Chinese manufacturing PMI set to nosedive
China’s manufacturing PMI due to be released tomorrow is expected to drop substantially. What's more concerning is the impact this will have on global supply chains
Manufacturing PMI to dive
Chinese manufacturing PMI for February is due to be released tomorrow, and we forecast a reading of 46, while the market is slightly more pessimistic than us and is expecting the reading to come in at 45. The last time we saw something around this level was during the 2008-2009 global financial crisis.
Throughout most of February, most factories were not in operation, but copper refineries were busy churning out production. For example, 83.4% of non-ferrous metal production companies resumed operation around 19 February and almost 90.5% resumed by 27 February, according to China Nonferrous Metals Industry Association.

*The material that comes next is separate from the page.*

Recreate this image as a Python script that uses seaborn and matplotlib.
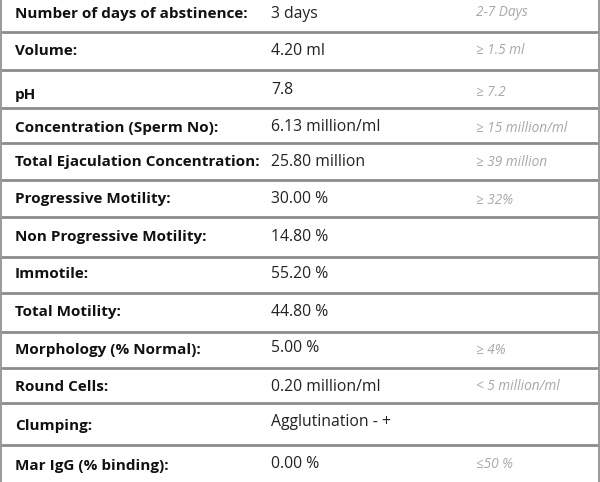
import matplotlib
matplotlib.use("Agg")
import matplotlib.pyplot as plt
import seaborn as sns

# --- Data ---
labels = [
    "Number of days of abstinence:", "Volume:", "pH", "Concentration (Sperm No):",
    "Total Ejaculation Concentration:", "Progressive Motility:", "Non Progressive Motility:",
    "Immotile:", "Total Motility:", "Morphology (% Normal):", "Round Cells:",
    "Clumping:", "Mar IgG (% binding):",
]
values = [
    "3 days", "4.20 ml", "7.8", "6.13 million/ml", "25.80 million", "30.00 %",
    "14.80 %", "55.20 %", "44.80 %", "5.00 %", "0.20 million/ml",
    "Agglutination - +", "0.00 %",
]
refs = [
    "2-7 Days", "≥ 1.5 ml", "≥ 7.2", "≥ 15 million/ml", "≥ 39 million", "≥ 32%",
    "", "", "", "≥ 4%", "< 5 million/ml", "", "≤50 %",
]

# --- Layout (pixel space) ---
label_y = [14, 51, 95, 128, 162, 199, 237, 274, 312, 350, 387, 426, 466]
value_y = [14, 51, 90, 127, 162, 199, 237, 274, 312, 348, 387, 422, 464]
ref_y = [13, 50, 92, 128, 162, 200, 237, 274, 312, 350, 387, 422, 464]
separators = [32, 70, 108, 143, 180, 217, 257, 293, 332, 368, 403, 445]

sns.set_style("white")
plt.rcParams['font.family'] = ['Open Sans', 'DejaVu Sans']

fig = plt.figure(figsize=(6, 4.82), dpi=100)
ax = fig.add_axes([0, 0, 1, 1])
ax.set_xlim(0, 600)
ax.set_ylim(482, 0)
ax.axis("off")

ax.hlines(separators, 0, 600, color="#8c8c8c", linewidth=2)
ax.vlines([0.7, 599.3], 0, 482, color="#9a9a9a", linewidth=1.4)

for lab, val, ref, ly, vy, ry in zip(labels, values, refs, label_y, value_y, ref_y):
    ax.text(15, ly, lab, fontsize=11, fontweight="bold", color="#111111", va="center")
    ax.text(271, vy, val, fontsize=11.3, color="#222222", va="center")
    if ref:
        ax.text(476, ry, ref, fontsize=9.8, style="italic", color="#a8a8a8", va="center")

fig.savefig("out.png", dpi=100)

But things could be worse. Without the state-owned-enterprises continuous metal production, manufacturing PMI could be much worse.
Expect a pick up in March
As more factories resume operation, we expect manufacturing PMI to pick up above 50 in March, but this does not mean that we are optimistic about industrial production.
PMI is a comparison between two months, so February should be the worst month for manufacturing, But even if factories resume work in March, they cannot operate at full capacity as some factory workers are still stranded in their hometowns because the central government has imposed a limited capacity of mass transportation to 50% to avoid people infecting each other on public transport.
In our view, we will need to wait until April to see factories in China operating at normal capacity. And after that, we expect China to speed up its 5G infrastructure production.
Supply chain is still broken
As there are more cases of coronavirus around the world, supply chains are likely to remain disrupted even if China's factories go back to full production.
As more and more people are placed into quarantine, factory production in those locations is likely to halt. Production could be upstream or downstream, especially if the products are electronics related. This means the production of goods that rely on global supply chains are likely to remain disrupted.
It is impossible to know when global supply chains will fully recover, but it seems incredibly unlikely this will happen in April given the outbreak in various locations in the rest of the world only started towards the end of February.
Expect the yuan to weaken
USD/CNY may drop to around 7.01 after the release of the manufacturing PMI numbers and could even weaken to 7.03 if the data is worse than market expectations.